The lawyer explained the rule “allowed the Department of Health to pick and choose which New Yorkers they could lock up or lock down, with no proof that you were ever even exposed to, let alone actually sick with, a communicable disease. They could have locked you down in your home, or they could have removed you from your home and forced you to quarantine in a facility of their choosing.”

There were no time limits, no appeal, no age limits, no rights at all, the report explained.

“You could have received a knock at the door from your local police or sheriff telling you that you had to go with them… by order of the Health Department,” she said. “Furthermore, the regulation had no procedure by which you could be released from quarantine, no way for you to try to negotiate your way out.”

The lawsuit was filed in April 2022, and Judge Ronald Ploetz responded weeks later that the strategy didn’t meet the requirements of the Constitution.

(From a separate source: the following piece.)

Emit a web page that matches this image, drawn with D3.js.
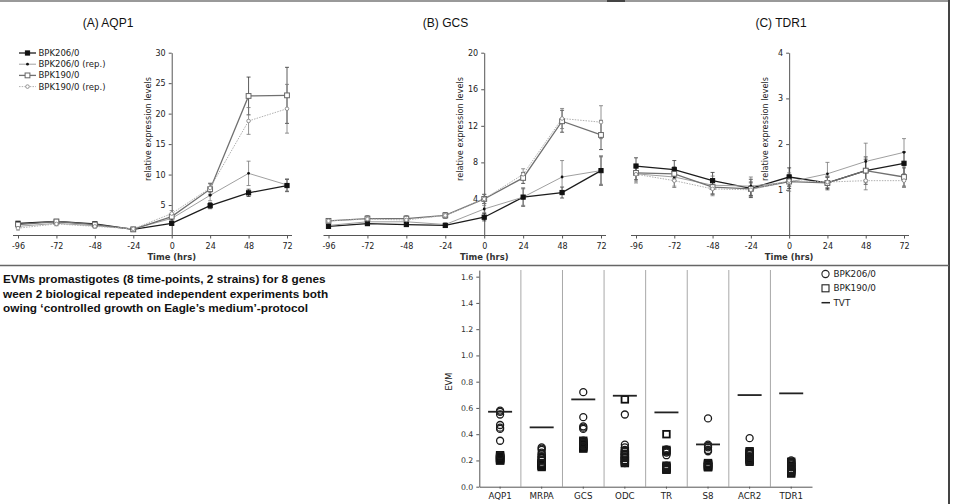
<!DOCTYPE html>
<html>
<head>
<meta charset="utf-8">
<script src="https://cdn.jsdelivr.net/npm/d3@7"></script>
<style>
body { margin: 0; background: #fff; }
svg { display: block; }
</style>
</head>
<body>
<svg width="953" height="504"></svg>
<script>
// time points in hours
const timePoints = [-96, -72, -48, -24, 0, 24, 48, 72];
const seriesNames = ["BPK206/0", "BPK206/0 (rep.)", "BPK190/0", "BPK190/0 (rep.)"];

// (A) AQP1 - relative expression levels
const aqp1_206    = [2.0, 2.3, 1.9, 1.0, 2.0, 4.9, 7.0, 8.2];
const aqp1_206rep = [1.5, 2.0, 1.6, 1.1, 2.8, 6.6, 10.2, 8.3];
const aqp1_190    = [1.8, 2.3, 1.8, 1.0, 3.1, 7.6, 22.9, 23.0];
const aqp1_190rep = [1.2, 1.9, 1.5, 1.1, 3.6, 7.8, 18.8, 20.8];
const aqp1_206_err    = [0.3, 0.3, 0.3, 0.2, 0.3, 0.5, 0.6, 1.0];
const aqp1_206rep_err = [0.3, 0.3, 0.3, 0.2, 0.4, 0.9, 2.0, 1.0];
const aqp1_190_err    = [0.3, 0.3, 0.3, 0.2, 0.4, 0.9, 3.1, 4.6];
const aqp1_190rep_err = [0.3, 0.3, 0.3, 0.2, 0.5, 0.8, 2.2, 4.0];

// (B) GCS
const gcs_206    = [1.0, 1.3, 1.2, 1.1, 2.0, 4.2, 4.7, 7.1];
const gcs_206rep = [1.1, 1.5, 1.5, 1.2, 2.9, 4.2, 6.4, 7.1];
const gcs_190    = [1.6, 1.85, 1.85, 2.2, 4.0, 6.3, 12.5, 11.0];
const gcs_190rep = [1.6, 1.8, 1.7, 2.2, 4.0, 6.7, 12.8, 12.4];
const gcs_206_err    = [0.15, 0.2, 0.2, 0.15, 0.4, 1.0, 0.6, 1.6];
const gcs_206rep_err = [0.2, 0.2, 0.2, 0.2, 0.4, 0.9, 1.8, 1.5];
const gcs_190_err    = [0.2, 0.3, 0.3, 0.3, 0.5, 0.6, 1.2, 1.6];
const gcs_190rep_err = [0.2, 0.3, 0.3, 0.3, 0.5, 0.6, 1.1, 1.8];

// (C) TDR1
const tdr1_206    = [1.52, 1.44, 1.20, 1.03, 1.28, 1.15, 1.42, 1.58];
const tdr1_206rep = [1.35, 1.28, 1.10, 1.08, 1.17, 1.35, 1.62, 1.82];
const tdr1_190    = [1.37, 1.35, 1.06, 1.02, 1.18, 1.15, 1.42, 1.28];
const tdr1_190rep = [1.34, 1.20, 1.02, 1.00, 1.20, 1.17, 1.20, 1.20];
const tdr1_206_err    = [0.18, 0.2, 0.18, 0.2, 0.2, 0.15, 0.3, 0.25];
const tdr1_206rep_err = [0.2, 0.2, 0.2, 0.2, 0.2, 0.25, 0.4, 0.3];
const tdr1_190_err    = [0.15, 0.15, 0.15, 0.15, 0.15, 0.12, 0.25, 0.2];
const tdr1_190rep_err = [0.15, 0.15, 0.15, 0.15, 0.12, 0.12, 0.2, 0.15];

const aqp1Ticks = [5, 10, 15, 20, 25, 30];
const gcsTicks = [4, 8, 12, 16, 20];
const tdr1Ticks = [1, 2, 3, 4];

// EVM panel
const genes = ["AQP1", "MRPA", "GCS", "ODC", "TR", "S8", "ACR2", "TDR1"];
const evm206 = [
  [0.58, 0.57, 0.55, 0.47, 0.45, 0.44, 0.35, 0.24],
  [0.30, 0.29, 0.28, 0.26, 0.25, 0.23, 0.20, 0.18],
  [0.72, 0.53, 0.46, 0.45, 0.44, 0.35, 0.33, 0.31],
  [0.55, 0.32, 0.30, 0.28, 0.25, 0.22, 0.19, 0.18],
  [0.285, 0.27, 0.26, 0.24, 0.16, 0.15, 0.14, 0.13],
  [0.52, 0.32, 0.31, 0.30, 0.28, 0.27, 0.18, 0.16],
  [0.37, 0.27, 0.25, 0.23, 0.21, 0.20, 0.19, 0.19],
  [0.20, 0.19, 0.18, 0.17, 0.15, 0.13, 0.12, 0.11]
];
const evm190 = [
  [0.24, 0.23, 0.22, 0.22, 0.21, 0.21, 0.20, 0.20],
  [0.22, 0.20, 0.18, 0.17, 0.17, 0.16, 0.16, 0.15],
  [0.35, 0.34, 0.33, 0.32, 0.31, 0.30, 0.30, 0.29],
  [0.665, 0.27, 0.25, 0.24, 0.22, 0.20, 0.19, 0.18],
  [0.40, 0.28, 0.27, 0.16, 0.15, 0.14, 0.13, 0.13],
  [0.18, 0.17, 0.17, 0.16, 0.16, 0.15, 0.15, 0.15],
  [0.27, 0.26, 0.25, 0.23, 0.22, 0.21, 0.20, 0.19],
  [0.19, 0.18, 0.16, 0.15, 0.13, 0.12, 0.11, 0.10]
];
const tvt = [0.571, 0.452, 0.665, 0.693, 0.566, 0.322, 0.698, 0.711];
const evmTicks = [0, 0.2, 0.4, 0.6, 0.8, 1.0, 1.2, 1.4, 1.6];

const captionLines = [
  "EVMs promastigotes (8 time-points, 2 strains) for 8 genes",
  "ween 2 biological repeated independent experiments both",
  "owing \u2018controlled growth on Eagle\u2019s medium\u2019-protocol"
];

const svg = d3.select("svg");
const tickFont = "'DejaVu Sans', Verdana, sans-serif";
const plainNum = function(d) { return String(d); };

// frame lines
svg.append("line").attr("x1", 0).attr("x2", 950).attr("y1", 1).attr("y2", 1)
  .attr("stroke", "#999").attr("stroke-width", 2);
svg.append("line").attr("x1", 607).attr("x2", 625).attr("y1", 1).attr("y2", 1)
  .attr("stroke", "#444").attr("stroke-width", 2);
svg.append("line").attr("x1", 949).attr("x2", 949).attr("y1", 0).attr("y2", 504)
  .attr("stroke", "#444").attr("stroke-width", 2);
svg.append("line").attr("x1", 0).attr("x2", 949).attr("y1", 265.5).attr("y2", 265.5)
  .attr("stroke", "#666").attr("stroke-width", 1.5);

// series styles
const styles = [
  { line: "#1c1c1c", w: 1.3, dash: null, marker: "square", fill: "#111", stroke: "#111", size: 4.2 },
  { line: "#a0a0a0", w: 1, dash: null, marker: "dot", fill: "#111", stroke: "#111", size: 2.2 },
  { line: "#707070", w: 1.3, dash: null, marker: "square", fill: "#fff", stroke: "#666", size: 4.8 },
  { line: "#b0b0b0", w: 1, dash: "1.5,1.2", marker: "circle", fill: "#fff", stroke: "#888", size: 3.6 }
];

const panels = [
  { title: "(A) AQP1", titleX: 108, x0: 18, x1: 287, yMax: 30, ticks: aqp1Ticks,
    series: [aqp1_206, aqp1_206rep, aqp1_190, aqp1_190rep],
    errs: [aqp1_206_err, aqp1_206rep_err, aqp1_190_err, aqp1_190rep_err], legend: true },
  { title: "(B) GCS", titleX: 445.5, x0: 328.5, x1: 601, yMax: 20, ticks: gcsTicks,
    series: [gcs_206, gcs_206rep, gcs_190, gcs_190rep],
    errs: [gcs_206_err, gcs_206rep_err, gcs_190_err, gcs_190rep_err] },
  { title: "(C) TDR1", titleX: 781, x0: 636, x1: 904, yMax: 4, ticks: tdr1Ticks,
    series: [tdr1_206, tdr1_206rep, tdr1_190, tdr1_190rep],
    errs: [tdr1_206_err, tdr1_206rep_err, tdr1_190_err, tdr1_190rep_err] }
];

function drawMarker(g, st, cx, cy) {
  if (st.marker === "square") {
    g.append("rect").attr("x", cx - st.size / 2).attr("y", cy - st.size / 2)
      .attr("width", st.size).attr("height", st.size)
      .attr("fill", st.fill).attr("stroke", st.stroke).attr("stroke-width", 1);
  } else if (st.marker === "dot") {
    g.append("circle").attr("cx", cx).attr("cy", cy).attr("r", st.size / 2 + 0.3)
      .attr("fill", st.fill);
  } else {
    g.append("circle").attr("cx", cx).attr("cy", cy).attr("r", st.size / 2)
      .attr("fill", st.fill).attr("stroke", st.stroke).attr("stroke-width", 0.9);
  }
}

panels.forEach(function(p) {
  const g = svg.append("g");
  const x = d3.scaleLinear().domain([-96, 72]).range([p.x0, p.x1]);
  const y = d3.scaleLinear().domain([0, p.yMax]).range([235.5, 52.7]);

  // title
  g.append("text").attr("x", p.titleX).attr("y", 27)
    .attr("text-anchor", "middle")
    .attr("font-family", "'Liberation Sans', Arial, sans-serif")
    .attr("font-size", 12).attr("fill", "#111").text(p.title);

  // x axis
  const xa = g.append("g").attr("transform", "translate(0,235.5)")
    .call(d3.axisBottom(x).tickValues(timePoints).tickSize(3).tickSizeOuter(0).tickFormat(plainNum));
  xa.select(".domain").remove();
  xa.append("line").attr("x1", p.x0 - 5).attr("x2", p.x1 + 5).attr("stroke", "#555");
  xa.selectAll(".tick line").attr("stroke", "#555");
  xa.selectAll(".tick text").attr("dy", "0.9em")
    .attr("font-family", tickFont).attr("font-size", 8).attr("fill", "#222");

  // y axis at time 0
  const ya = g.append("g").attr("transform", "translate(" + x(0) + ",0)")
    .call(d3.axisLeft(y).tickValues(p.ticks).tickSize(3).tickSizeOuter(0).tickFormat(plainNum));
  ya.select(".domain").attr("stroke", "#555");
  ya.selectAll(".tick line").attr("stroke", "#555");
  ya.selectAll(".tick text").attr("font-family", tickFont).attr("font-size", 8).attr("fill", "#222");

  g.append("text").attr("transform", "translate(" + (x(0) - 21) + ",129) rotate(-90)")
    .attr("text-anchor", "middle").attr("font-family", tickFont)
    .attr("font-size", 8.2).attr("fill", "#222").text("relative expression levels");

  g.append("text").attr("x", x(0)).attr("y", 259.5).attr("text-anchor", "middle")
    .attr("font-family", tickFont).attr("font-weight", "bold")
    .attr("font-size", 8.4).attr("fill", "#333").text("Time (hrs)");

  const line = d3.line().x(function(d, i) { return x(timePoints[i]); }).y(function(d) { return y(d); });

  p.series.forEach(function(s, k) {
    const st = styles[k];
    g.append("path").datum(s).attr("fill", "none")
      .attr("stroke", st.line).attr("stroke-width", st.w)
      .attr("stroke-dasharray", st.dash).attr("d", line);
  });
  p.series.forEach(function(s, k) {
    s.forEach(function(v, i) {
      const e = p.errs[k][i];
      const cx = x(timePoints[i]);
      const col = k % 2 ? "#777" : "#333";
      g.append("line").attr("x1", cx).attr("x2", cx).attr("y1", y(v - e)).attr("y2", y(v + e))
        .attr("stroke", col).attr("stroke-width", 0.8);
      [v - e, v + e].forEach(function(b) {
        g.append("line").attr("x1", cx - 2).attr("x2", cx + 2).attr("y1", y(b)).attr("y2", y(b))
          .attr("stroke", col).attr("stroke-width", 0.8);
      });
    });
  });
  p.series.forEach(function(s, k) {
    s.forEach(function(v, i) { drawMarker(g, styles[k], x(timePoints[i]), y(v)); });
  });

  if (p.legend) {
    const lg = g.append("g");
    seriesNames.forEach(function(name, k) {
      const st = styles[k];
      const ly = 53 + k * 11.2;
      lg.append("line").attr("x1", 19).attr("x2", 36).attr("y1", ly).attr("y2", ly)
        .attr("stroke", st.line).attr("stroke-width", st.w).attr("stroke-dasharray", st.dash);
      drawMarker(lg, st, 27.5, ly);
      lg.append("text").attr("x", 38.5).attr("y", ly).attr("dy", "0.35em")
        .attr("font-family", tickFont).attr("font-size", 8.5).attr("fill", "#222").text(name);
    });
  }
});

// caption text on the left
svg.append("g").selectAll("text").data(captionLines).join("text")
  .attr("x", 3).attr("y", function(d, i) { return 283 + i * 14.5; })
  .attr("font-family", "'Liberation Sans', Arial, sans-serif")
  .attr("font-weight", "bold").attr("font-size", 11.8).attr("fill", "#111")
  .text(function(d) { return d; });

// EVM chart
const ex = d3.scaleBand().domain(genes).range([479.3, 812]).padding(0);
const ey = d3.scaleLinear().domain([0, 1.65]).range([486.7, 270.1]);
const eg = svg.append("g");

genes.slice(1).forEach(function(gn) {
  eg.append("line").attr("x1", ex(gn)).attr("x2", ex(gn)).attr("y1", 270).attr("y2", ey(0))
    .attr("stroke", "#a8a8a8").attr("stroke-width", 1);
});

const exa = eg.append("g").attr("transform", "translate(0," + ey(0) + ")")
  .call(d3.axisBottom(ex).tickSize(2).tickSizeOuter(0));
exa.select(".domain").attr("stroke", "#555");
exa.selectAll(".tick line").attr("stroke", "#555");
exa.selectAll(".tick text").attr("dy", "0.8em").attr("font-family", tickFont)
  .attr("font-size", 8.7).attr("fill", "#222");

const eya = eg.append("g").attr("transform", "translate(479.3,0)")
  .call(d3.axisLeft(ey).tickValues(evmTicks).tickSize(3).tickSizeOuter(0).tickFormat(d3.format(".1f")));
eya.select(".domain").attr("stroke", "#555");
eya.selectAll(".tick line").attr("stroke", "#555");
eya.selectAll(".tick text").attr("font-family", tickFont).attr("font-size", 7.8).attr("fill", "#333");

eg.append("text").attr("transform", "translate(452," + ey(0.8) + ") rotate(-90)")
  .attr("text-anchor", "middle").attr("font-family", tickFont)
  .attr("font-size", 8.2).attr("fill", "#222").text("EVM");

genes.forEach(function(gn, i) {
  const cx = ex(gn) + ex.bandwidth() / 2;
  evm190[i].forEach(function(v) {
    eg.append("rect").attr("x", cx - 3.3).attr("y", ey(v) - 3.3).attr("width", 6.6).attr("height", 6.6)
      .attr("fill", "none").attr("stroke", "#111").attr("stroke-width", 1.8);
  });
  evm206[i].forEach(function(v) {
    eg.append("circle").attr("cx", cx).attr("cy", ey(v)).attr("r", 3.5)
      .attr("fill", "none").attr("stroke", "#1a1a1a").attr("stroke-width", 1.3);
  });
  eg.append("line").attr("x1", cx - 12).attr("x2", cx + 12).attr("y1", ey(tvt[i])).attr("y2", ey(tvt[i]))
    .attr("stroke", "#222").attr("stroke-width", 1.8);
});

// EVM legend
const el = eg.append("g");
el.append("circle").attr("cx", 825.5).attr("cy", 274).attr("r", 3.6)
  .attr("fill", "none").attr("stroke", "#222").attr("stroke-width", 1.1);
el.append("rect").attr("x", 822).attr("y", 284.8).attr("width", 7).attr("height", 7)
  .attr("fill", "none").attr("stroke", "#222").attr("stroke-width", 1.1);
el.append("line").attr("x1", 821.5).attr("x2", 830).attr("y1", 302.7).attr("y2", 302.7)
  .attr("stroke", "#222").attr("stroke-width", 1.5);
["BPK206/0", "BPK190/0", "TVT"].forEach(function(t, i) {
  el.append("text").attr("x", 833.5).attr("y", 274 + i * 14.3).attr("dy", "0.35em")
    .attr("font-family", tickFont).attr("font-size", 8.8).attr("fill", "#222").text(t);
});
</script>
</body>
</html>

“Interestingly, they did not file their appeal to try to overturn this horrific regulation before that crucial election,” the lawyer said.

The plaintiffs in the case released a statement expressing their disappointment in the state’s pursuit of such an extreme plan.

“The constitutional separation of powers and the right of due process are principles that cannot be compromised,” the statement said.

“This case has been on solid ground from the start and Judge Plotez’s ruling only confirmed that. The notion that a state agency could unilaterally adopt a policy that mandates authoritarian-style isolation and quarantine procedures would have been unimaginable a few short years ago.

“The unconstitutional power grab must be stopped in its tracks.’